I think maybe another reprogramming might be worth a try, although I'm not sure what you have left to work with, as I now seem to only have one setting now that I can use successfully without causing more aggravation or irritation. 

Thursday, 13 October 2016

Ill health retirement

Although I have tried to make this blog about my journey with ON and not about my work, there has become a massive overlap...as my life just cannot exist the way it is and that is because ON does not mix with working, especially as a a teacher. 
I have been meaning to write all this down for a while, but it has taken a lot of effort to bring myself to begin to explain all this today.

Back in May, I was advised by my union that because of the nature of chronic pain conditions and that I cannot be cured, and that I have also exhausted every possibility with medication, surgery and work adjustments, I am highly likely to be approved ill health retirement through the Teachers Pension Scheme. With all the CBT that I underwent, I knew that I couldn't manage my job any longer, and the term I worked before my operation in June proved this to me. I was told to apply after the summer once I had recovered from the surgery.

So during the summer holidays I set to work writing my statement. It is over 2500 words!!! This is to explain my condition, what I have tried and the outcomes of these. Also to say what adjustments have been made at work and how this effects me. It was scary to read this, once I had written it, as I realised how much I risk health and safety of myself and the children just by being there. I am now at peace with the fact that I can no longer work as a teacher. I have seen the truth.

Once seeing occupational health in August, who of course fully backed my application for ill health retirement, a letter went to school to say that I am unfit to do my role and that medical reports and files were now being sought to add more evidence to my application. 
I had spoken to my GP and consultant before this to let them know that I was applying. They were both very supportive too. With all these medical experts agreeing, I know that I am making the right decision and that the final decision in the hands of the Teachers Pension, as they decide if I meet 'not working as a teacher again' OR 'not managing any gainful employment'. I, for once, am leaving this up to them. What happens will happen ...and I will work out the rest of my life after that decision has been made.
However, the union case worked who checked through my statement believed that I would be eligible for the higher tier, despite not many people meeting the requirements for this. This actually scared me, as I started to realise that I am worse than I have pretended I am, for a long time. I have been fighting teaching not even thinking about over jobs but the more I think about it logically. How can I know when I am going to feel ok to work? How can I ensure that my attendance isn't poor anymore? I can't manage sitting at a desk but yet I can't manage a physical job either! Still....I will try and worry about that when I know for sure.

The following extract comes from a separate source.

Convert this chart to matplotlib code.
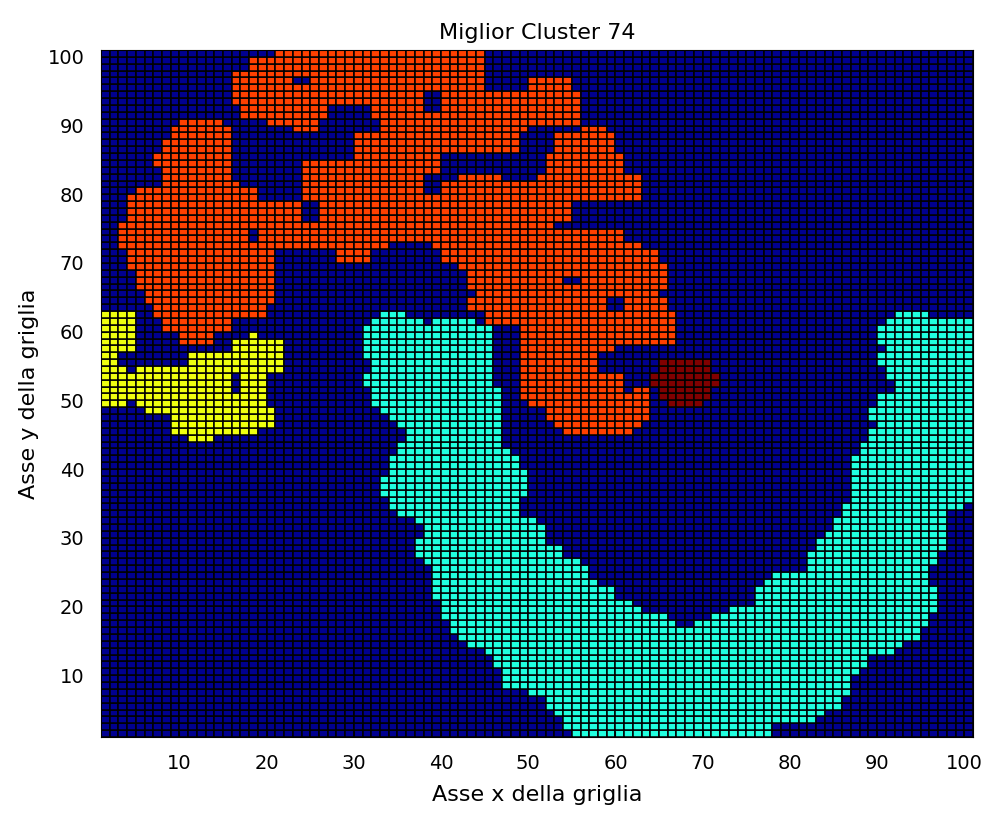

So at this point I thought that, on occupational health advise, I now just await the form along with medical reports and then I compete my part of the form.

BUT......is my life ever that straight forward?

So a few weeks into the new term, with me signed off work while the application is compiled, there are some issues from my employer. I can't really go into the ins and outs, but let's just say that it is uncalled for, irrational and unsupportive. Enough to make unions VERY angry.

So I am now feeling in more of a bad place mentally and this obviously effects my pain levels. 
Time will tell what will happen but for now I have been advised to not take phone calls from work but just contact via email. This helps me cope a bit better, no one can enter my space without me choosing to look at my email.

However, this is the last thing you need, when you have made a difficult decision to end the career you have wanted to do since the age of ten. Every part of your school life was working towards getting to university, then ending up in massive debt to train for your dream job. Then working for the past 14 years doing that job....ending all this is not easy!!